The symbol of the road is important here, a metaphor for transition and lack of permanence. Like his peers, Malle shared an obsession with the street, for the stark naturalism of the postwar Italian “Neo-Realist” movement best exemplified in Rosselini’s Paisan and Rome Open City (of their European contemporaries, it is probably he, along with Bresson, who exerted the most influence on the early aesthetic of the New Wave, particularly cinematography and sound.) The release of Tri-X black-and-white film in 1954 is an often overlooked moment in the history of film. For the first time, it allowed for naturalistic lighting, for actors to look grainy and devoid of the Hollywood gloss, for crews to load into a pram with nothing but a camera and a mic and film quickly on location.

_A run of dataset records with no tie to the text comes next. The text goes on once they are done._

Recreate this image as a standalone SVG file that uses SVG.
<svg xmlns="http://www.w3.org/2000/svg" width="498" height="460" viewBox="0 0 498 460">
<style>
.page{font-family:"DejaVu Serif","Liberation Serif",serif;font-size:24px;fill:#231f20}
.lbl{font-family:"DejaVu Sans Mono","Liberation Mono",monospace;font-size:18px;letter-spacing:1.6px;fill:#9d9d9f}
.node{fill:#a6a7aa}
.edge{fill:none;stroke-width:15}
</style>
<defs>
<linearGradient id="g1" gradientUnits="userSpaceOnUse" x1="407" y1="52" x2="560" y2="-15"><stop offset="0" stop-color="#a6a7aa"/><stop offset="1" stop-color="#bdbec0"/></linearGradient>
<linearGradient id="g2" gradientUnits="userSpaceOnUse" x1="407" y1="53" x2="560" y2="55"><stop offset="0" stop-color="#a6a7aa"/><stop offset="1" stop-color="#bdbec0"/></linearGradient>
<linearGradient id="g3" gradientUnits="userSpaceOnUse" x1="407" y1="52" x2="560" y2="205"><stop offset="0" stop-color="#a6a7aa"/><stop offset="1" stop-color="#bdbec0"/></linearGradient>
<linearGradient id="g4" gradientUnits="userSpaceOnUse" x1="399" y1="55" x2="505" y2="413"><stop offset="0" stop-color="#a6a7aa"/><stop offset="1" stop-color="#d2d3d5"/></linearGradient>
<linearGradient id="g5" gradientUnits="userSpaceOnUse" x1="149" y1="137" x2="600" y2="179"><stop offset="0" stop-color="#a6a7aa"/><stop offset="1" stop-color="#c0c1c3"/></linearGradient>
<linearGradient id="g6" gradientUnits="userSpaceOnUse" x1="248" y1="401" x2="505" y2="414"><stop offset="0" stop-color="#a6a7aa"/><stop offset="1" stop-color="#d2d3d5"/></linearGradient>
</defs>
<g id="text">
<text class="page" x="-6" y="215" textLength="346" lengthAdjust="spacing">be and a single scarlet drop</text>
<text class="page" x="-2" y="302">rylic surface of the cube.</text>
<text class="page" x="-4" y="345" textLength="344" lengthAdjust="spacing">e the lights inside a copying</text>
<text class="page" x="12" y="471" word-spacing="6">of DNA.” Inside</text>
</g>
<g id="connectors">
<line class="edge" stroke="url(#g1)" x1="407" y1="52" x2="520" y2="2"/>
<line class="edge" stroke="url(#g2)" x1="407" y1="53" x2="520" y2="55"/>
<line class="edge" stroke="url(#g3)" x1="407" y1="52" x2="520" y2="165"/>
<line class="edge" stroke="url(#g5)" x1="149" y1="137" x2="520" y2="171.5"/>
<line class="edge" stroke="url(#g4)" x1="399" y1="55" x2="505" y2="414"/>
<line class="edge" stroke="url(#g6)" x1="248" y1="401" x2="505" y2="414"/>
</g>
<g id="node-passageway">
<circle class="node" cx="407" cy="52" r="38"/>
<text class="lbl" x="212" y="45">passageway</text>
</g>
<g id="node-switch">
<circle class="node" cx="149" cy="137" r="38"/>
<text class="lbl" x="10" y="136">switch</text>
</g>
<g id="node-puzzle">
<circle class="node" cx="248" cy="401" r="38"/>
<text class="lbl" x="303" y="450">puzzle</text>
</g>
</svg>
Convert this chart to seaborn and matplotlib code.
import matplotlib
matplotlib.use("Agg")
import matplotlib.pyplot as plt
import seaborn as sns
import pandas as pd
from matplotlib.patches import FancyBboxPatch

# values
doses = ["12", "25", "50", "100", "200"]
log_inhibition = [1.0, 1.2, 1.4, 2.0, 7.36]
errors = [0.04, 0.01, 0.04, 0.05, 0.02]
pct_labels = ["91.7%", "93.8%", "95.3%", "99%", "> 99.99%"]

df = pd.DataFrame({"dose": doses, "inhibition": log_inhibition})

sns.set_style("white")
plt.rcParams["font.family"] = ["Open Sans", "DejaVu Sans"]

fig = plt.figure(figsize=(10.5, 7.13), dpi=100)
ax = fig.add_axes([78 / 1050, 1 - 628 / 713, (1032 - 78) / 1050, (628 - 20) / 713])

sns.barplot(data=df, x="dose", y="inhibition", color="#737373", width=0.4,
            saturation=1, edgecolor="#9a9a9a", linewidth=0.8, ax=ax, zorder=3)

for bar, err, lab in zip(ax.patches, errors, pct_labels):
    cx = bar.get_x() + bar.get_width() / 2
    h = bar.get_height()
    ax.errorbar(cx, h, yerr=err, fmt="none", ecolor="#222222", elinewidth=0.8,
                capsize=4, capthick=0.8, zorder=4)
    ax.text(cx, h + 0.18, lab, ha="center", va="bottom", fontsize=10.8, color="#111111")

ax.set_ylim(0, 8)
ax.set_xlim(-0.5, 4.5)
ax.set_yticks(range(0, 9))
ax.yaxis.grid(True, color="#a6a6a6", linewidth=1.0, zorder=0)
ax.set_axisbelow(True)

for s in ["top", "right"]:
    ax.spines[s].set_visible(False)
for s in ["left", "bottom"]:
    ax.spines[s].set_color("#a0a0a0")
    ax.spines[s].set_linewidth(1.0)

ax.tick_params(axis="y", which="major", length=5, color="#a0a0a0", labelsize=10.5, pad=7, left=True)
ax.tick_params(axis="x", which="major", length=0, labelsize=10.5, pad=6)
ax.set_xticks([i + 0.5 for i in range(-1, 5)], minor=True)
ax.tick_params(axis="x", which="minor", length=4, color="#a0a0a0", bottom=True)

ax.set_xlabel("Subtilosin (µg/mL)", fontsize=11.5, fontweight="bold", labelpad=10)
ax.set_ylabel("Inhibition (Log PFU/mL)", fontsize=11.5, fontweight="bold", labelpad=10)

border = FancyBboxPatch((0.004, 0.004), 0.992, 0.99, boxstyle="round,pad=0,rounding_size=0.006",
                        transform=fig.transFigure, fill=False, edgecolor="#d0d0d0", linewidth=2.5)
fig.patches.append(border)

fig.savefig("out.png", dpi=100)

The film’s technicians were aghast at the early takes. Jeanne Moreau should only appear beautiful, they said. Why would Malle put her in the rain and make her look miserable? Such was the state of French film, with upbeat picturesque motifs on Parisian romance the norm in those days.
Also of note are the script elements critical of French foreign policy and its colonial militancy abroad. Although not known as a particularly political director, Elevator does project a general war weariness creeping into French culture, with snide dialogue jabs at war profiteering in Algeria and Indochina, as well as the worthy plot point of a military industrialist being killed with his own gun.

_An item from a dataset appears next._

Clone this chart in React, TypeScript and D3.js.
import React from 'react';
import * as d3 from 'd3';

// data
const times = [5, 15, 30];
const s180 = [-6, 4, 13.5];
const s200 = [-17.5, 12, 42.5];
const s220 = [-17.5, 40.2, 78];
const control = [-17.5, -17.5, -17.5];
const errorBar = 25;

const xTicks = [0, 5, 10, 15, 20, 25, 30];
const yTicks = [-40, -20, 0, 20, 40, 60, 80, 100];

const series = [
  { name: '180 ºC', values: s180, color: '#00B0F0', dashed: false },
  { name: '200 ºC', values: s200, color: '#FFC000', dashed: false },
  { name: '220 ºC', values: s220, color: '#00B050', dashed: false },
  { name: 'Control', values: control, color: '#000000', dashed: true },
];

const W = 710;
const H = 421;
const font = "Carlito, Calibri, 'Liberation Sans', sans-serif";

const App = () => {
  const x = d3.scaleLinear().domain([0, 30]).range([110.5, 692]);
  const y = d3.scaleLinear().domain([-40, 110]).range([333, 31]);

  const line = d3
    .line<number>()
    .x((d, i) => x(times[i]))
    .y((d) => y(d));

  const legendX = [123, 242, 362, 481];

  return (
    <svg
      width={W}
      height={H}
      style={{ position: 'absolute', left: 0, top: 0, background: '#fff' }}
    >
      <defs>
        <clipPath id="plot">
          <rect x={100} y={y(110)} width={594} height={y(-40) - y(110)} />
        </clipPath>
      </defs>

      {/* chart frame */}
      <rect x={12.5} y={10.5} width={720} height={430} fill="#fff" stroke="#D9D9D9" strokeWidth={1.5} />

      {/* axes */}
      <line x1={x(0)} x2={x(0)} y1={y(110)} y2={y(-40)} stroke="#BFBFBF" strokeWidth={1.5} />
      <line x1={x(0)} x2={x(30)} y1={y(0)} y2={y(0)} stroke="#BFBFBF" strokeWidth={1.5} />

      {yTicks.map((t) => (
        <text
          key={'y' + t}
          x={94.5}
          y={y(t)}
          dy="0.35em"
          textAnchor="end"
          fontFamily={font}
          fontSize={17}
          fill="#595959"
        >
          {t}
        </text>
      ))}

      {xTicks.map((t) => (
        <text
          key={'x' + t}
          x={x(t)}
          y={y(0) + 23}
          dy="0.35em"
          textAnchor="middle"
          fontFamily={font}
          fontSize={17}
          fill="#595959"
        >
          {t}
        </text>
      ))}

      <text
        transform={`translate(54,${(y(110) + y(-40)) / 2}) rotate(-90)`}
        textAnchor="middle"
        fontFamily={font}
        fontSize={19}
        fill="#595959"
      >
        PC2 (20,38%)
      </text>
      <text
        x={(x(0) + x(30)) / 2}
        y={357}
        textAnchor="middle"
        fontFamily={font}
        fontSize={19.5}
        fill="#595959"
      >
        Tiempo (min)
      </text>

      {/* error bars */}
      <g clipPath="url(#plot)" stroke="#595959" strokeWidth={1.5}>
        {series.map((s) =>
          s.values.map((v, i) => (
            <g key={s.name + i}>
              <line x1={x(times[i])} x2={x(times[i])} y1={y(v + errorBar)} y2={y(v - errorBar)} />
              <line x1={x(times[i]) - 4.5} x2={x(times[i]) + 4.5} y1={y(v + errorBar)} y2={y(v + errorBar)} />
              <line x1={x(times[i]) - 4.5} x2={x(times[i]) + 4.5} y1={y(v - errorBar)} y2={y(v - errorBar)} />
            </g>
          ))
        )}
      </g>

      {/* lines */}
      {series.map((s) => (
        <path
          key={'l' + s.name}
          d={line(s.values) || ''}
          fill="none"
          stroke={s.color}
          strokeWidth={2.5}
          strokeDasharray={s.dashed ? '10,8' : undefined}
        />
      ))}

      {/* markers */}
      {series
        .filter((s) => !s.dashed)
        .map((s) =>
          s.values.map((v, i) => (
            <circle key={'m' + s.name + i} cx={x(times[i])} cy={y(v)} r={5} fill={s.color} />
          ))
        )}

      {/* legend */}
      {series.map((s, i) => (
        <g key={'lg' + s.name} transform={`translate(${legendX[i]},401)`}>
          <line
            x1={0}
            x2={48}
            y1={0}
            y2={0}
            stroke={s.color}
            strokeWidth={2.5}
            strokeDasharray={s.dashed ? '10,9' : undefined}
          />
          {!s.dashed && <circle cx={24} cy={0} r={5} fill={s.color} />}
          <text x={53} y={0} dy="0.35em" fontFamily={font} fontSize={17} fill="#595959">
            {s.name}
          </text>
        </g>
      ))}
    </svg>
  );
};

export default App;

So Elevator to the Gallows holds a unique spot, being neither the opening salvo in the New Wave’s assault, nor championing and upholding the outdated “cinéma de papa” (“Dad’s cinema”), as the young turks arrogantly referred to the French film establishment. It stands as a remarkably polished and competent first film from a director who would go on to create a body of work as diverse as Lacombe, Lucien (1974), Atlantic City (1980), My Dinner with Andre (1981), and Vanya on 42nd Street (1994).